─── Data to process
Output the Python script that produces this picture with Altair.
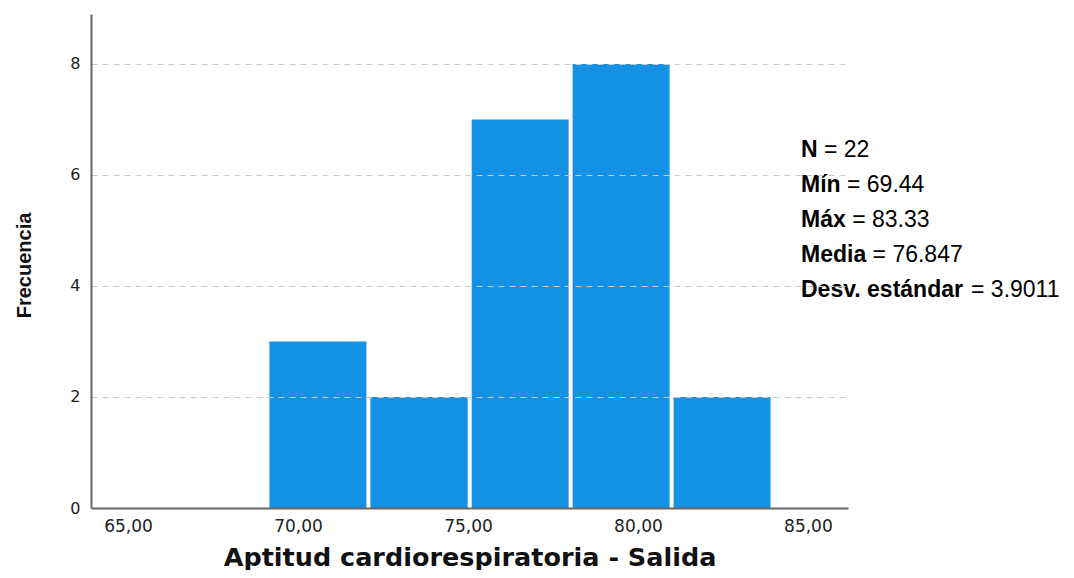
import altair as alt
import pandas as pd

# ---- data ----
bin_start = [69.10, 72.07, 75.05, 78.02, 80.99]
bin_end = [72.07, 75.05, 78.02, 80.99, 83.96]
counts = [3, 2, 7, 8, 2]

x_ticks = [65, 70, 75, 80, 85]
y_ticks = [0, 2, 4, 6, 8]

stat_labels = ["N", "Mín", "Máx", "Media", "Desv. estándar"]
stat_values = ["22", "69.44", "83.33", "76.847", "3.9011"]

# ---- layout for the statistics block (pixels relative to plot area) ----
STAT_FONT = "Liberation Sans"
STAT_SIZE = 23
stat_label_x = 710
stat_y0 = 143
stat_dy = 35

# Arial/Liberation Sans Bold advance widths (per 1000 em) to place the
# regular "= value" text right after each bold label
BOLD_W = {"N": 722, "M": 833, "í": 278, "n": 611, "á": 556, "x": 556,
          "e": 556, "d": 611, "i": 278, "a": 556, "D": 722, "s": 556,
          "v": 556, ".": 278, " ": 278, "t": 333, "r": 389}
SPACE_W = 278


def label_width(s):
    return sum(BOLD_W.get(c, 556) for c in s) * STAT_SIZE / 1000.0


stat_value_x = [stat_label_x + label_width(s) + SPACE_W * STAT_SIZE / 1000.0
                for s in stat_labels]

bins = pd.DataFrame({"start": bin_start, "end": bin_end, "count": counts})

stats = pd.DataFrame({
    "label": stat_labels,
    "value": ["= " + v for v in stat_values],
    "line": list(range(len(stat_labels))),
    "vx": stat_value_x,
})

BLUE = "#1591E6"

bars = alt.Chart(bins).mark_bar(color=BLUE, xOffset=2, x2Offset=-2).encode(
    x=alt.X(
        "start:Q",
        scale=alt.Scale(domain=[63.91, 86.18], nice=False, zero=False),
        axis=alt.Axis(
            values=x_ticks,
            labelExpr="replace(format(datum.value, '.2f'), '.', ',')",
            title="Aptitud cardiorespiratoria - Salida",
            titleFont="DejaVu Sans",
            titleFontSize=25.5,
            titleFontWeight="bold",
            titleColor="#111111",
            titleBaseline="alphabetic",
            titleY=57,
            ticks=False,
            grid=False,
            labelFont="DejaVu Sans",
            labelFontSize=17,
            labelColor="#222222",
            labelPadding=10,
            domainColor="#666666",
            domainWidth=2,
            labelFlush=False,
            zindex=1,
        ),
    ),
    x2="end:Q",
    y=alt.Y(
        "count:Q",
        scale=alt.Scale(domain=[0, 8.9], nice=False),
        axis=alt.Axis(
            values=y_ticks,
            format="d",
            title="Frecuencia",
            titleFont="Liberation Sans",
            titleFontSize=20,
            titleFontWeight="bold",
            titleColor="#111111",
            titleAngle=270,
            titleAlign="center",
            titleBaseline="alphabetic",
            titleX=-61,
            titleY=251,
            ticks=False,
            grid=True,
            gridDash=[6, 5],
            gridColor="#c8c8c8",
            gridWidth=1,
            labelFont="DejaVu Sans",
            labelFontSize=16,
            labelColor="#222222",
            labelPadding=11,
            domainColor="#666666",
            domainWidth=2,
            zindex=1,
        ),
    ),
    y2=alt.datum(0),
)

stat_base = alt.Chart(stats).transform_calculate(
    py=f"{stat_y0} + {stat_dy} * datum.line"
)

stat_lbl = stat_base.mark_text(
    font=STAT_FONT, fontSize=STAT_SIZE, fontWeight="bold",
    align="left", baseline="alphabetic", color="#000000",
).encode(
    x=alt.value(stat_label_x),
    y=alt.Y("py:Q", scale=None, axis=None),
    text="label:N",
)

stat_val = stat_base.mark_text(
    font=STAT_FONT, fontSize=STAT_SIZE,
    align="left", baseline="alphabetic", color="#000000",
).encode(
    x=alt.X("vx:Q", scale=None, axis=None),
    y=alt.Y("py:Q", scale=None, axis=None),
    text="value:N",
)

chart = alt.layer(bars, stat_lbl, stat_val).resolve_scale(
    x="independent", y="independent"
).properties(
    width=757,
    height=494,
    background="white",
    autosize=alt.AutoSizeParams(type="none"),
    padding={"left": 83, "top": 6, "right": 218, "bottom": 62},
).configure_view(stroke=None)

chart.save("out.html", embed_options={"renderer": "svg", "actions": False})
──────
─── Data to process
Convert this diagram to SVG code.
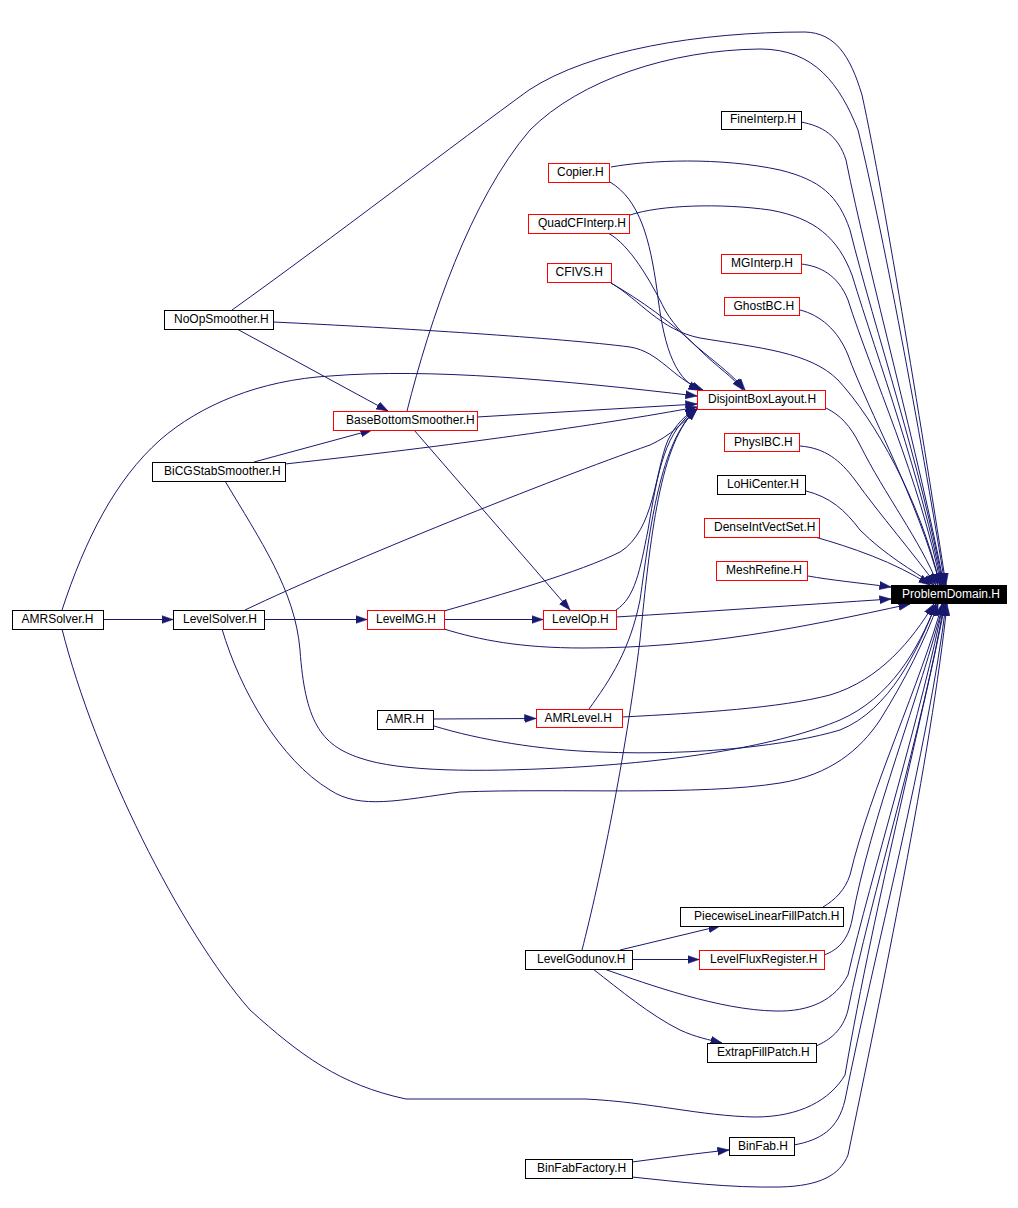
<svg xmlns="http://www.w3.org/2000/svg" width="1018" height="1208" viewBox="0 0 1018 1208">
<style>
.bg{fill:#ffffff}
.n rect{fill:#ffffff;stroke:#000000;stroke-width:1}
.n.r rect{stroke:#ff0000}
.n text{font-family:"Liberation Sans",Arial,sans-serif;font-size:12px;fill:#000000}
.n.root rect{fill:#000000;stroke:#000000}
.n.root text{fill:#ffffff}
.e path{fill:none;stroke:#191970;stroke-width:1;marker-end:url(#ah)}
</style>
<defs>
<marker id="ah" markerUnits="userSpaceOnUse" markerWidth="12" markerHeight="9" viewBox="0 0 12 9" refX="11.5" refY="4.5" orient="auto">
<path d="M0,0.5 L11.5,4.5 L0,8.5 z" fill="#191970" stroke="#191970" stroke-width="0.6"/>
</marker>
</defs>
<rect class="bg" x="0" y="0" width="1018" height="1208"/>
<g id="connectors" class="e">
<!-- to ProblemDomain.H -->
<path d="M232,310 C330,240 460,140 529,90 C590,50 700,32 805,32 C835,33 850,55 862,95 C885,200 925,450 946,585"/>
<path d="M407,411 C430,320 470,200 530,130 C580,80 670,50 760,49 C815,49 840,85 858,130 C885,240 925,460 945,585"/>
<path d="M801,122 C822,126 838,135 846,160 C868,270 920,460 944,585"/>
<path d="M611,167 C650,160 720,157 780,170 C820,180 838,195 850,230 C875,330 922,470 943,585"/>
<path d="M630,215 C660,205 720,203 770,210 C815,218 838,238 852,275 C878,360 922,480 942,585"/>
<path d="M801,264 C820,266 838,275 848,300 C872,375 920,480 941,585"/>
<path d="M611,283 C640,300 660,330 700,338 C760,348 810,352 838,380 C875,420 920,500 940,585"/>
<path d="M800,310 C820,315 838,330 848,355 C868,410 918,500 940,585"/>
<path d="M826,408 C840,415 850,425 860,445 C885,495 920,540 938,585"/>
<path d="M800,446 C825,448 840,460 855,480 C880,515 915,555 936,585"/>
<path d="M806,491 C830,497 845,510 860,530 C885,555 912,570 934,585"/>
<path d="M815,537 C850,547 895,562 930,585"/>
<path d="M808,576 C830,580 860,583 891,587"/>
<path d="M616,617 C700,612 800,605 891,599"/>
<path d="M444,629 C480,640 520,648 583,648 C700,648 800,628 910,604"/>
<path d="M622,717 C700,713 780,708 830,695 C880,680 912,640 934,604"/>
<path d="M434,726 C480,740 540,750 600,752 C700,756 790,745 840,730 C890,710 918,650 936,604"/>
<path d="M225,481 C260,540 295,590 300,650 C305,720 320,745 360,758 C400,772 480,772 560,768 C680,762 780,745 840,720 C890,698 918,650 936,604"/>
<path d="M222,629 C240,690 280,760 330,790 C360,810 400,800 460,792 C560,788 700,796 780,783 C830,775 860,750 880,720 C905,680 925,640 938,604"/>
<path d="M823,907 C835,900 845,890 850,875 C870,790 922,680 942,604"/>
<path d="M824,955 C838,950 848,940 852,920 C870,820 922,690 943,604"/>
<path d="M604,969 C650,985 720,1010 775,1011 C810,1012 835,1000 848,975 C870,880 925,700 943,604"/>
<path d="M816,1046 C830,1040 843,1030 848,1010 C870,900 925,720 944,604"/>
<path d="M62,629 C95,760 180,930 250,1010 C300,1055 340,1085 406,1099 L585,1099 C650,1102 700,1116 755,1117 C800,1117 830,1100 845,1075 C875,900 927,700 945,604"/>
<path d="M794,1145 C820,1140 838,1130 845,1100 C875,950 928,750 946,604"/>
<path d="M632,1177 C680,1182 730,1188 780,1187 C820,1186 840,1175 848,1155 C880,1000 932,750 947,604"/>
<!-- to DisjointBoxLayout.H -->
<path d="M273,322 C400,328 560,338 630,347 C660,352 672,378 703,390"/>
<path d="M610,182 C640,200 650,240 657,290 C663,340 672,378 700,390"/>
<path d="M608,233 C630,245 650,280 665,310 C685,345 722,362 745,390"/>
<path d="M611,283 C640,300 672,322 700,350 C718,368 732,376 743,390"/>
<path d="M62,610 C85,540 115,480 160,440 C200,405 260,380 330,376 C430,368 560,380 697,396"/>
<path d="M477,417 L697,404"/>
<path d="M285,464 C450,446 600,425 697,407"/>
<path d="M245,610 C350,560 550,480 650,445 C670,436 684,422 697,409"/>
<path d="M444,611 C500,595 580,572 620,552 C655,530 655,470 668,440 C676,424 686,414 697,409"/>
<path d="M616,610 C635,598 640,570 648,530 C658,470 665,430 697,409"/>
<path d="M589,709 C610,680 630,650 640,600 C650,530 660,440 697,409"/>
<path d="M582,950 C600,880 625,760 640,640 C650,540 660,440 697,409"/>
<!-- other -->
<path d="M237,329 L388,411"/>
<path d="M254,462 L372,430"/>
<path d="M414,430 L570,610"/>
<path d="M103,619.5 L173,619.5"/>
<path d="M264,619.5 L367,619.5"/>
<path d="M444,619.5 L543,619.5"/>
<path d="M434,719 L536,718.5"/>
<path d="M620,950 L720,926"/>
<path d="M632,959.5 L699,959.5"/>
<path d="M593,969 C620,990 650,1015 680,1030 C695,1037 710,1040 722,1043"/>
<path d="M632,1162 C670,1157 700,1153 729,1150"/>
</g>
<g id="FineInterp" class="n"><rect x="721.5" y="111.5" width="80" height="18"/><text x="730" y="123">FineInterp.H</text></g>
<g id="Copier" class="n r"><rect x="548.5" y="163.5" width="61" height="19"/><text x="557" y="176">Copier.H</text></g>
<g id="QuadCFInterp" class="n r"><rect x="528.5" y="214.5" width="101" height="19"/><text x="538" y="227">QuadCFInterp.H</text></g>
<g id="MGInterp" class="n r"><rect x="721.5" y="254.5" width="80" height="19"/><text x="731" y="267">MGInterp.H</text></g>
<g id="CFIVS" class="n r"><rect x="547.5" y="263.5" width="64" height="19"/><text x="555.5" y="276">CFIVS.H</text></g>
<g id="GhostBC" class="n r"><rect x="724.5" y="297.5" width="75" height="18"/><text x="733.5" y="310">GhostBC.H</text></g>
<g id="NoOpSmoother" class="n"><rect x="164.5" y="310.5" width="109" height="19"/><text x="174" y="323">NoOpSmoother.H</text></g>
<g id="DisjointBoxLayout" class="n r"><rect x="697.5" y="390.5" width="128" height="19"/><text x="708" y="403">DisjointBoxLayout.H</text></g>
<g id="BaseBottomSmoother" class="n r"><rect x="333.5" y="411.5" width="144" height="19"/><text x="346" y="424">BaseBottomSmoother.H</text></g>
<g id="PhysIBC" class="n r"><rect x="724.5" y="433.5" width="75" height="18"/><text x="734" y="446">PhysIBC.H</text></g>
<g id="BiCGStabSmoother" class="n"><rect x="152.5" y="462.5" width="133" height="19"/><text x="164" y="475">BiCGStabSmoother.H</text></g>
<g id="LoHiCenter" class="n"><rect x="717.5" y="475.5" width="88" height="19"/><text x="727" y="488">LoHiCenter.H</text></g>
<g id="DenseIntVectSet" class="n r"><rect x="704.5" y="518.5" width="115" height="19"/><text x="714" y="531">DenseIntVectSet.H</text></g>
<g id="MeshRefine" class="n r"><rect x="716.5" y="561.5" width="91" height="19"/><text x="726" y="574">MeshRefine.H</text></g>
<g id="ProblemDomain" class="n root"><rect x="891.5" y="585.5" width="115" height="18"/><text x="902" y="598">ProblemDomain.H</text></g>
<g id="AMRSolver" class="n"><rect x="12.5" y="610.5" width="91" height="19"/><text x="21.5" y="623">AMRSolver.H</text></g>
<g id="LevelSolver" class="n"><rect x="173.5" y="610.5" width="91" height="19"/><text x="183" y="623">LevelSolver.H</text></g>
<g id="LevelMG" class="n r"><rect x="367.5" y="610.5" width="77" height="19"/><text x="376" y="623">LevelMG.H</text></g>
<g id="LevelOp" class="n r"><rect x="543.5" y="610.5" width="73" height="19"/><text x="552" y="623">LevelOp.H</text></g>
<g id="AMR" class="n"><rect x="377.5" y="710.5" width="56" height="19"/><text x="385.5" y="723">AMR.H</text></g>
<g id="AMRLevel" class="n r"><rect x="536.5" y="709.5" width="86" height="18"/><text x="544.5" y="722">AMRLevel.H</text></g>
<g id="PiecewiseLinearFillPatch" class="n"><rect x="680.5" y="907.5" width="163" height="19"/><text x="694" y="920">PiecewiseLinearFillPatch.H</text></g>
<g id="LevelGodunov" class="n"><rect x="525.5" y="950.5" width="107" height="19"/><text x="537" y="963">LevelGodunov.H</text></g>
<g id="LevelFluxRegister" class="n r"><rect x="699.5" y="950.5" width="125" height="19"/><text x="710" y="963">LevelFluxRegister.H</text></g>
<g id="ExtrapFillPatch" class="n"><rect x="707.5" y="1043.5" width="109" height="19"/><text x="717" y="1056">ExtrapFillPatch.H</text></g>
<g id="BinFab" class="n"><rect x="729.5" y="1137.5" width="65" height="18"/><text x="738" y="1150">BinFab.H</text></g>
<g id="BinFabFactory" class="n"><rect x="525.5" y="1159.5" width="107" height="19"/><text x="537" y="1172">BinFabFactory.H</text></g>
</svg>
──────
─── Data to process
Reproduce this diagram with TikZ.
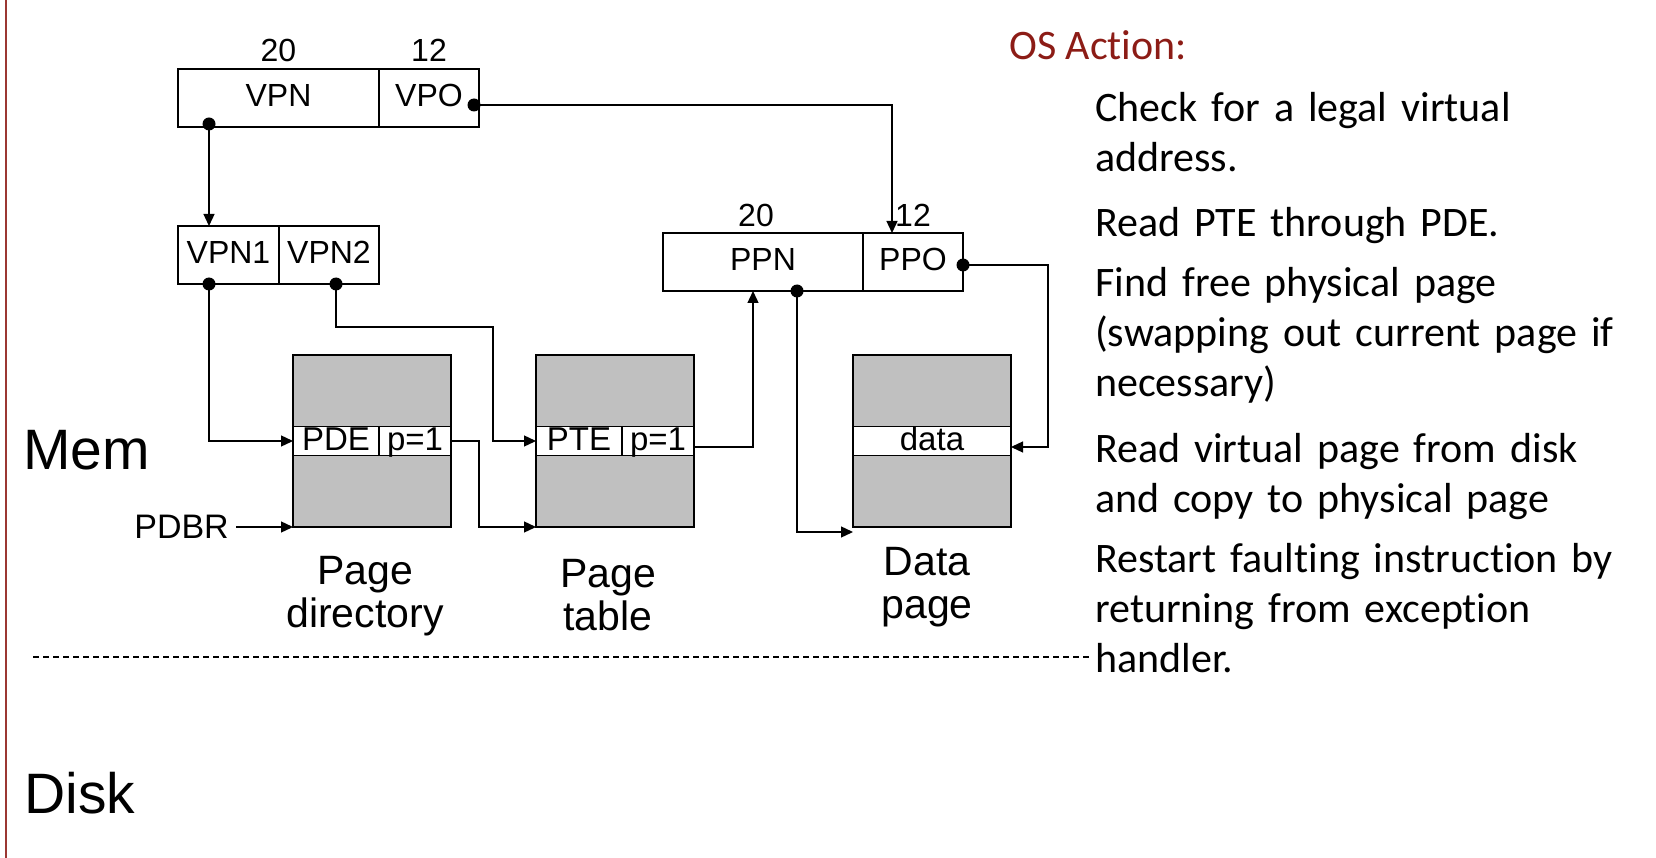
──────
*Exercise goal:*
Copy out exactly the material that runs from the line with "Output the Python" to the line with "SPACE_W = 278", ends included, and leave the pictures behind.

*Exercise result:*
Output the Python script that produces this picture with Altair.
import altair as alt
import pandas as pd

# ---- data ----
bin_start = [69.10, 72.07, 75.05, 78.02, 80.99]
bin_end = [72.07, 75.05, 78.02, 80.99, 83.96]
counts = [3, 2, 7, 8, 2]

x_ticks = [65, 70, 75, 80, 85]
y_ticks = [0, 2, 4, 6, 8]

stat_labels = ["N", "Mín", "Máx", "Media", "Desv. estándar"]
stat_values = ["22", "69.44", "83.33", "76.847", "3.9011"]

# ---- layout for the statistics block (pixels relative to plot area) ----
STAT_FONT = "Liberation Sans"
STAT_SIZE = 23
stat_label_x = 710
stat_y0 = 143
stat_dy = 35

# Arial/Liberation Sans Bold advance widths (per 1000 em) to place the
# regular "= value" text right after each bold label
BOLD_W = {"N": 722, "M": 833, "í": 278, "n": 611, "á": 556, "x": 556,
          "e": 556, "d": 611, "i": 278, "a": 556, "D": 722, "s": 556,
          "v": 556, ".": 278, " ": 278, "t": 333, "r": 389}
SPACE_W = 278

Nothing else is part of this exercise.